Choosing the Right Digital Marketing Tracker
With dozens of tracking tools on the market, how do you choose? Focus on these criteria:
What to Look For
- Automatic time capture: Reduces manual input and improves accuracy
- Project and client organization: Easy categorization of time to specific clients and projects
- Estimated vs. actual reporting: Compare planned time to reality for better future estimates
- Invoicing integration: Convert tracked time directly into client invoices
- Team-friendly interface: If it's clunky, nobody will use it
Red Flags to Avoid
- Screenshot monitoring (destroys trust)
- Keystroke logging (creepy and counterproductive)
- Complex setup requiring IT support
- Per-feature pricing that balloons with usage
- No integration with your existing project management stack
timegram was built specifically for digital and software agencies. It combines automatic time tracking with project management capabilities, estimated vs. actual time comparisons, and one-click invoicing. All without the surveillance features that make creative teams uncomfortable.
Time to End the Tracking Paradox
You've spent years building dashboards and reports for clients. It's time to give your own agency the same treatment.
Effective tracking for digital agency success isn't about micromanagement or surveillance. It's about visibility. When you know where time goes, you can price projects accurately, identify scope creep before it destroys margins, and ensure your team is working sustainably.
timegram was designed for exactly this: automatic time tracking that respects privacy, connects to project workflows, and turns raw data into actionable insights about profitability and performance.
Ready to finally know where your time and money goes? Give timegram a try and end the tracking paradox for good.
Frequently Asked Questions
What is the best way to track time for a digital agency?
Automatic time tracking that runs in the background and captures work activity without manual input. This reduces the burden on creative teams and produces more accurate data. Tools like timegram automatically log time spent on different applications and let employees review and categorize their hours daily.
How do digital agencies track billable hours?
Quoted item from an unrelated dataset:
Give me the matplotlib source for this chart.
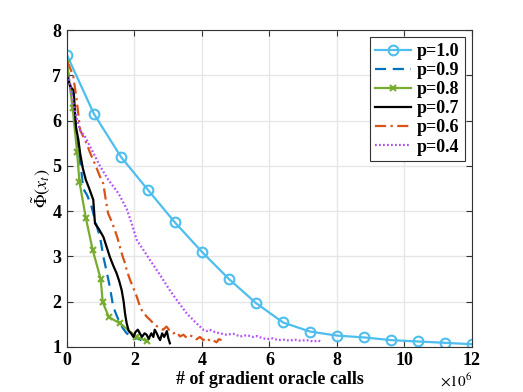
import matplotlib
matplotlib.use("Agg")
import matplotlib.pyplot as plt
import numpy as np

# p = 1.0
x10 = [0, 0.8, 1.6, 2.4, 3.2, 4.0, 4.8, 5.6, 6.4, 7.2, 8.0, 8.8, 9.6, 10.4, 11.2, 12.0]
y10 = [7.45, 6.15, 5.2, 4.47, 3.75, 3.1, 2.5, 1.97, 1.54, 1.34, 1.25, 1.21, 1.15, 1.12, 1.09, 1.06]

# p = 0.9
x09 = [0, 0.08, 0.15, 0.22, 0.3, 0.38, 0.43, 0.48, 0.6, 0.73, 0.85, 0.98, 1.08, 1.18, 1.27, 1.37, 1.47, 1.57, 1.67, 1.77, 1.92, 2.02, 2.12, 2.2]
y09 = [7.2, 6.9, 6.55, 6.1, 5.6, 5.15, 4.87, 4.5, 4.35, 4.1, 3.75, 3.43, 2.99, 2.65, 2.33, 1.89, 1.7, 1.52, 1.4, 1.3, 1.23, 1.18, 1.2, 1.14]

# p = 0.8
x08 = [0, 0.17, 0.3, 0.37, 0.56, 0.76, 1.0, 1.06, 1.24, 1.57, 2.05, 2.38]
y08 = [7.28, 6.27, 5.31, 4.65, 3.85, 3.15, 2.5, 1.99, 1.66, 1.52, 1.23, 1.12]

# p = 0.7
x07 = [0, 0.1, 0.2, 0.23, 0.27, 0.34, 0.39, 0.47, 0.56, 0.66, 0.78, 0.83, 0.95, 1.08, 1.18, 1.27, 1.37, 1.47, 1.55, 1.62, 1.68, 1.72, 1.77,
       1.83, 1.9, 1.97, 2.03, 2.1, 2.16, 2.22, 2.3, 2.36, 2.42, 2.5, 2.56, 2.6, 2.66, 2.72, 2.76, 2.82, 2.88, 2.96, 3.0, 3.05]
y07 = [7.0, 6.75, 6.67, 6.27, 5.85, 5.57, 5.28, 4.95, 4.69, 4.5, 4.25, 3.73, 3.6, 3.43, 3.2, 2.99, 2.8, 2.63, 2.45, 2.26, 2.0, 1.74, 1.52,
       1.35, 1.3, 1.22, 1.33, 1.38, 1.3, 1.22, 1.3, 1.27, 1.18, 1.3, 1.22, 1.38, 1.3, 1.2, 1.15, 1.3, 1.22, 1.35, 1.2, 1.08]

# p = 0.6
x06 = [0, 0.1, 0.19, 0.29, 0.39, 0.5, 0.58, 0.68, 0.78, 0.88, 0.98, 1.08, 1.15, 1.22, 1.32, 1.42, 1.5, 1.57, 1.65, 1.72, 1.77, 1.87, 1.97, 2.07,
       2.14, 2.21, 2.29, 2.36, 2.46, 2.56, 2.66, 2.76, 2.85, 2.95, 3.05, 3.15, 3.25, 3.35, 3.45, 3.55, 3.65, 3.74, 3.84, 3.94, 4.04, 4.14, 4.24, 4.33, 4.43, 4.5, 4.58]
y06 = [7.3, 7.15, 6.97, 6.45, 5.79, 5.62, 5.5, 5.3, 5.13, 4.95, 4.76, 4.6, 4.25, 3.95, 3.78, 3.58, 3.4, 3.21, 3.0, 2.85, 2.7, 2.48, 2.3, 2.11,
       1.95, 1.82, 1.74, 1.67, 1.6, 1.52, 1.46, 1.41, 1.38, 1.45, 1.35, 1.3, 1.33, 1.23, 1.27, 1.2, 1.25, 1.23, 1.17, 1.22, 1.15, 1.2, 1.13, 1.15, 1.1, 1.17, 1.15]

# p = 0.4
x04 = [0, 0.07, 0.15, 0.25, 0.39, 0.54, 0.74, 0.99, 1.23, 1.53, 1.77, 1.93, 2.07, 2.26, 2.46, 2.75, 3.05, 3.25, 3.55, 3.84, 4.04, 4.14, 4.23, 4.38,
       4.53, 4.73, 4.93, 5.13, 5.33, 5.52, 5.62, 5.77, 5.92, 6.1, 6.25, 6.41, 6.6, 6.75, 6.9, 7.1, 7.3, 7.45, 7.55]
y04 = [7.0, 6.89, 6.53, 6.16, 5.79, 5.64, 5.35, 4.98, 4.69, 4.39, 4.05, 3.7, 3.36, 3.15, 2.92, 2.6, 2.25, 2.04, 1.74, 1.52, 1.38, 1.35, 1.38, 1.33,
       1.3, 1.27, 1.29, 1.23, 1.26, 1.22, 1.24, 1.2, 1.17, 1.19, 1.15, 1.16, 1.14, 1.16, 1.14, 1.15, 1.12, 1.14, 1.11]

plt.rcParams['font.family'] = ['Liberation Serif', 'DejaVu Serif']
plt.rcParams['mathtext.fontset'] = 'stix'

fig = plt.figure(figsize=(5.23, 3.92), dpi=100)
ax = fig.add_axes([0.128, 0.115, 0.7745, 0.808])

lw = 1.6
ax.plot(x10, y10, color='#4DBEEE', lw=lw, marker='o', ms=7, mfc='none', mew=1.5, label='p=1.0')
ax.plot(x09, y09, color='#0072BD', lw=lw, ls=(0, (5, 3)), label='p=0.9')
ax.plot(x08, y08, color='#77AC30', lw=lw, marker='x', ms=5, mew=1.5, label='p=0.8')
ax.plot(x07, y07, color='black', lw=lw, label='p=0.7')
ax.plot(x06, y06, color='#D95319', lw=lw, ls=(0, (5, 2, 1, 2)), label='p=0.6')
ax.plot(x04, y04, color='#B34DFF', lw=lw, ls=(0, (0.8, 1.0)), label='p=0.4')

ax.set_xlim(0, 12)
ax.set_ylim(1, 8)
ax.set_xticks([0, 2, 4, 6, 8, 10, 12])
ax.set_yticks([1, 2, 3, 4, 5, 6, 7, 8])
ax.grid(True, color='#e6e6e6', lw=1)
ax.set_axisbelow(True)
ax.tick_params(direction='in', length=4, top=True, right=True, labelsize=13, pad=4, color='#333333')
for lab in ax.get_xticklabels() + ax.get_yticklabels():
    lab.set_fontweight('bold')
for s in ax.spines.values():
    s.set_color('#333333')
    s.set_linewidth(0.8)

ax.set_xlabel('# of gradient oracle calls', fontsize=13, fontweight='bold', labelpad=1)
ax.set_ylabel(r'$\tilde{\Phi}(x_t)$', fontsize=13, labelpad=0)
ax.text(1.0, -0.08, r'$\times 10^6$', transform=ax.transAxes, ha='right', va='top', fontsize=11)

leg = ax.legend(loc='upper right', prop={'weight': 'bold', 'size': 13}, frameon=True, fancybox=False,
                edgecolor='#333333', framealpha=1, borderpad=0.3, labelspacing=0.12, handlelength=2.0, handletextpad=0.3,
                borderaxespad=0.4)
leg.get_frame().set_linewidth(0.8)

fig.savefig('out.png', dpi=100)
The most effective approach combines automatic tracking with project-based categorization. Each client and project gets a code, and time is assigned to these codes either automatically or through a quick daily review. This creates accurate records for invoicing and profitability analysis.
What is agency utilization rate and how do you calculate it?
Utilization rate is the percentage of available working hours spent on billable client work. Calculate it by dividing billable hours by total available hours. For example, if an employee works 40 hours and 32 are billable, their utilization rate is 80%. Most agencies target 75-80% for client-facing roles.
How do you track multiple projects for different clients?
Use a tracking system with hierarchical organization: Client > Project > Task. This allows you to see time spent at any level of detail. Good tracking tools let you easily switch context between clients and automatically categorize work based on the applications or documents being used.
What metrics should digital agencies track for profitability?
Focus on five core metrics: billable vs. non-billable hours, utilization rate, estimated vs. actual time per project, client profitability, and project budget burn rate. Together, these metrics give you a complete picture of operational efficiency and financial health.
How do agencies track estimated vs actual time?
Before starting a project, record your time estimate in your tracking system. As work progresses, track actual hours against those estimates. At project completion, compare the two. Over time, this builds a database of accuracy that improves future estimates. timegram has built-in estimated vs. actual reporting for exactly this purpose.